The final scene of Gone with the Wind (1939) includes Rhett Butler’s iconic line “Frankly, my dear, I don’t give a damn.” The word damn was explicitly forbidden by the Code at the time, and several alternatives were floated, including the stilted duds “It makes my gorge rise” and “My indifference is boundless.” However, after much lobbying by producer David O. Selznick, the film was granted an exemption to use the original wording from the book.

Although the Hays Code was technically a voluntary agreement, in practice, it was nearly impossible for a film that did not abide by the code to achieve a wide theatrical release. Breen and the staff of the PCA were tasked with approving or rejecting story ideas, scripts, and final prints of films before they were released to the public. Members of the MPPDA, which included all of the industry’s major movie producers and distributors, agreed to distribute only films that were PCA-approved.

Demise

After World War II, the proliferation of television shows and the increasing availability of foreign films, both of which fell outside the PCA’s jurisdiction, undermined the Hays Code’s influence. A major blow to the Hays Code came in 1952, when the U.S. Supreme Court reversed a 1915 ruling that had determined that motion pictures were not “speech” subject to First Amendment protections. The majority opinion in Burstyn v. Wilson asserted that movies were a significant medium for communicating ideas and therefore could not face censorship from the government. Since the threat of government censorship had played a major role in studios’ willingness to abide by the strictures of the Hays Code, this decision weakened the PCA’s hold on Hollywood. In 1956, under Breen’s successor, Geoffrey Shurlock, the Code was thoroughly revised and shortened, reflecting an increasing permissiveness in both Hollywood and movie audiences.

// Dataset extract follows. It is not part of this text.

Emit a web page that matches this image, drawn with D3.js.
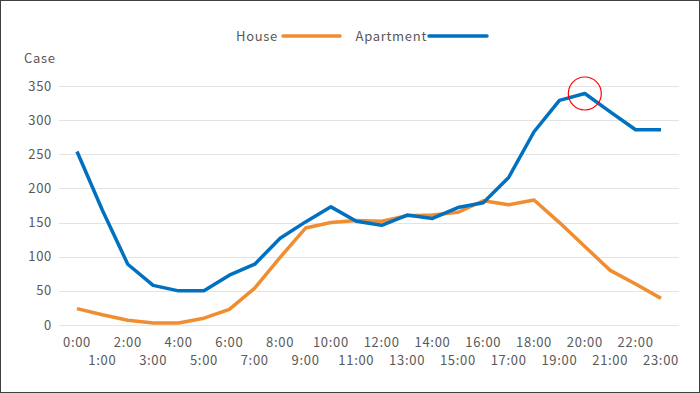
<!DOCTYPE html>
<html lang="en">
<head>
  <meta charset="UTF-8">
  <title>Cases by hour</title>
  <script src="https://d3js.org/d3.v7.min.js"></script>
  <style>
    body { margin: 0; background: #fff; }
    svg { display: block; font-family: "Noto Sans CJK JP", "Noto Sans", sans-serif; }
    .grid line { stroke: #e3e3e3; stroke-width: 1px; }
    .lbl { fill: #595959; font-size: 13px; letter-spacing: 0.7px; }
  </style>
</head>
<body>
  <svg id="chart" width="700" height="393"></svg>
  <script>
    const hours = ["0:00","1:00","2:00","3:00","4:00","5:00","6:00","7:00","8:00","9:00","10:00","11:00",
                   "12:00","13:00","14:00","15:00","16:00","17:00","18:00","19:00","20:00","21:00","22:00","23:00"];
    const house = [24, 15, 7, 3, 3, 10, 23, 54, 99, 142, 150, 153, 152, 160, 161, 165, 182, 176, 183, 150, 115, 80, 60, 39];
    const apartment = [254, 168, 89, 58, 50, 50, 73, 89, 127, 151, 173, 152, 146, 161, 156, 172, 179, 216, 283, 329, 339, 312, 286, 286];
    const yTicks = [0, 50, 100, 150, 200, 250, 300, 350];
    const series = [
      { name: "House", values: house, color: "#F08D30" },
      { name: "Apartment", values: apartment, color: "#0070C0" }
    ];
    const highlight = 20; // index of circled point

    const width = 700, height = 393;
    const svg = d3.select('#chart');

    // outer frame
    svg.append('rect')
      .attr('x', 0.5).attr('y', 0.5)
      .attr('width', width - 1).attr('height', height - 1)
      .attr('fill', '#fff').attr('stroke', '#404040');

    const x = d3.scalePoint().domain(hours).range([77, 661]);
    const y = d3.scaleLinear().domain([0, 350]).range([325, 86]);

    // gridlines
    svg.append('g').attr('class', 'grid')
      .selectAll('line').data(yTicks).join('line')
      .attr('x1', 59).attr('x2', 679)
      .attr('y1', d => Math.round(y(d)) + 0.5).attr('y2', d => Math.round(y(d)) + 0.5);

    // y labels
    svg.append('g').selectAll('text').data(yTicks).join('text')
      .attr('class', 'lbl')
      .attr('x', 52).attr('y', d => y(d))
      .attr('dy', '0.35em')
      .attr('text-anchor', 'end')
      .text(d => d);

    svg.append('text').attr('class', 'lbl')
      .attr('x', 24).attr('y', 63).text('Case');

    // x labels, staggered
    svg.append('g').selectAll('text').data(hours).join('text')
      .attr('class', 'lbl')
      .attr('x', d => x(d))
      .attr('y', (d, i) => i % 2 === 0 ? 347 : 365)
      .attr('text-anchor', 'middle')
      .text(d => d);

    // lines
    const line = d3.line()
      .x((d, i) => x(hours[i]))
      .y(d => y(d));

    series.forEach(s => {
      svg.append('path')
        .datum(s.values)
        .attr('fill', 'none')
        .attr('stroke', s.color)
        .attr('stroke-width', 3.5)
        .attr('stroke-linejoin', 'round')
        .attr('d', line);
    });

    // highlight circle
    svg.append('circle')
      .attr('cx', x(hours[highlight]))
      .attr('cy', y(apartment[highlight]))
      .attr('r', 16.5)
      .attr('fill', 'none')
      .attr('stroke', '#FF0000')
      .attr('stroke-width', 1.2);

    // legend
    const legend = svg.append('g');
    const legendItems = [
      { s: series[0], tx: 278, lx1: 283, lx2: 340 },
      { s: series[1], tx: 427, lx1: 429, lx2: 487 }
    ];
    legendItems.forEach(it => {
      legend.append('text').attr('class', 'lbl')
        .attr('x', it.tx).attr('y', 41)
        .attr('text-anchor', 'end')
        .text(it.s.name);
      legend.append('line')
        .attr('x1', it.lx1).attr('x2', it.lx2)
        .attr('y1', 36).attr('y2', 36)
        .attr('stroke', it.s.color)
        .attr('stroke-width', 3.5)
        .attr('stroke-linecap', 'round');
    });
  </script>
</body>
</html>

Individual directors and writers who chafed against the Code’s restrictions on their artistic freedom also contributed to its eventual demise. In 1959 Some Like It Hot, the Billy Wilder–directed picture starring Marilyn Monroe, Jack Lemmon, and Tony Curtis that features the latter two actors in drag fending off amorous male suitors, grossed $40 million at the box office, despite having been released without PCA approval. The same year Shurlock acknowledged the changed landscape by saying that films essentially could address any topic but homosexuality. Yet Some Like It Hot proved the limits of the PCA’s reach.

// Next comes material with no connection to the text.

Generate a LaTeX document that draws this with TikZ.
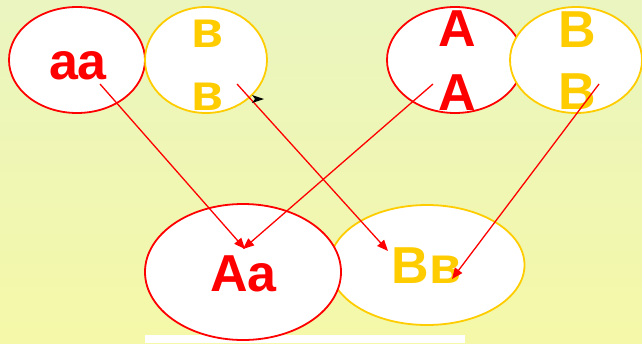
\documentclass[tikz,border=0pt]{standalone}
\usepackage{fontspec}
\setmainfont{Liberation Sans}
\usetikzlibrary{shapes.geometric,arrows.meta}
\definecolor{myred}{RGB}{255,0,0}
\definecolor{mygold}{RGB}{255,204,0}
\definecolor{bgtop}{RGB}{234,245,192}
\definecolor{bgbot}{RGB}{245,248,168}
\tikzset{
  ovred/.style={ellipse,draw=myred,fill=white,line width=1.8pt,inner sep=0pt},
  ovgold/.style={ellipse,draw=mygold,fill=white,line width=1.8pt,inner sep=0pt},
  lbl/.style={inner sep=0pt,font=\fontsize{52}{60}\selectfont\bfseries},
  conn/.style={draw=myred,line width=1.3pt,-{Triangle[length=11pt,width=9pt]}},
}
\begin{document}
\begin{tikzpicture}[x=1pt,y=-1pt]
\useasboundingbox (0,0) rectangle (642,343);
\shade[top color=bgtop,bottom color=bgbot] (0,0) rectangle (642,343);
\fill[white] (145,335) rectangle (465,343);
% top ellipses
\node[ovred,minimum width=136pt,minimum height=106pt] (eaa) at (77,60) {};
\node[ovgold,minimum width=122pt,minimum height=106pt] (ebb) at (206,60) {};
\node[ovred,minimum width=136pt,minimum height=106pt] (eAA) at (455,60) {};
\node[ovgold,minimum width=132pt,minimum height=106pt] (eBB) at (576,60) {};
% bottom ellipses
\node[ovgold,minimum width=195pt,minimum height=120pt] (eBb) at (427,265) {};
\node[ovred,minimum width=196pt,minimum height=136pt] (eAa) at (243,272) {};
% labels
\node[lbl,text=myred] (taa) at (78,66) {aa};
\node[lbl,text=mygold] (tb1) at (207,34) {в};
\node[lbl,text=mygold] (tb2) at (207,97) {в};
\node[lbl,text=myred] (tA1) at (457,29) {A};
\node[lbl,text=myred] (tA2) at (457,93) {A};
\node[lbl,text=mygold] (tB1) at (577,30) {B};
\node[lbl,text=mygold] (tB2) at (577,92) {B};
\node[lbl,text=myred] (tAa) at (243.5,274) {Aa};
\node[lbl,text=mygold] (tBb) at (426.5,266) {Вв};
% connector end points
\coordinate (s1) at (100,84);
\coordinate (s2) at (237,84);
\coordinate (s3) at (433,84);
\coordinate (s4) at (599,84);
\coordinate (d1) at (245,249);
\coordinate (d2) at (243,249);
\coordinate (d3) at (388,251);
\coordinate (d4) at (452,279);
\draw[conn] (s1) -- (d1);
\draw[conn] (s3) -- (d2);
\draw[conn] (s2) -- (d3);
\draw[conn] (s4) -- (d4);
% stray black arrowhead
\coordinate (bk) at (258,99);
\fill[black] (bk) ++(-6,-4) -- ++(12,4) -- ++(-12,4) -- ++(3,-4) -- cycle;
\end{tikzpicture}
\end{document}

The Hays Code was officially replaced in 1968 by a parental advisory board, the Classification and Ratings Administration, which issues the age-based film ratings currently assigned to major motion pictures.

Legacy

Some cultural critics locate the roots of certain harmful media tropes in Hays Code prohibitions. For example, queer coding, a practice of creating characters who seem, based on their adherence to certain (sometimes negative) stereotypes, to be gay or queer but are never explicitly identified as such may have originated in the Code’s implicit prohibitions against open representations of homosexuality. As part of the Code’s investment in advancing a traditionalist morality, many queer-coded characters were cast as villains. In the few cases when a character was openly acknowledged to be queer, they often met a violent end—a narrative trope later dubbed “bury your gays.” These practices have long outlasted the Hays Code, continuing into the 21st century.

Other commentators have mourned how Code-era Hollywood movies lacked complicated, willful, and morally nuanced women characters or, when they did include such figures, punished them cruelly for their flouting of traditional gender norms. Furthermore, the Code limited the types of roles available to talented non-white actors and actresses such as Anna May Wong.

However, other critics have celebrated how some filmmakers devised creative ways of adapting to the Code’s prohibitions and in the process developed satisfying new artistic forms. The New Yorker film critic David Denby noted the entertaining and surprising ways that Code-following movies transmuted sex into other forms, such as the expressive dance duets of Fred Astaire and Ginger Rogers in such movies as Swing Time (1936) and the witty repartee of Cary Grant and Katharine Hepburn in Holiday (1938).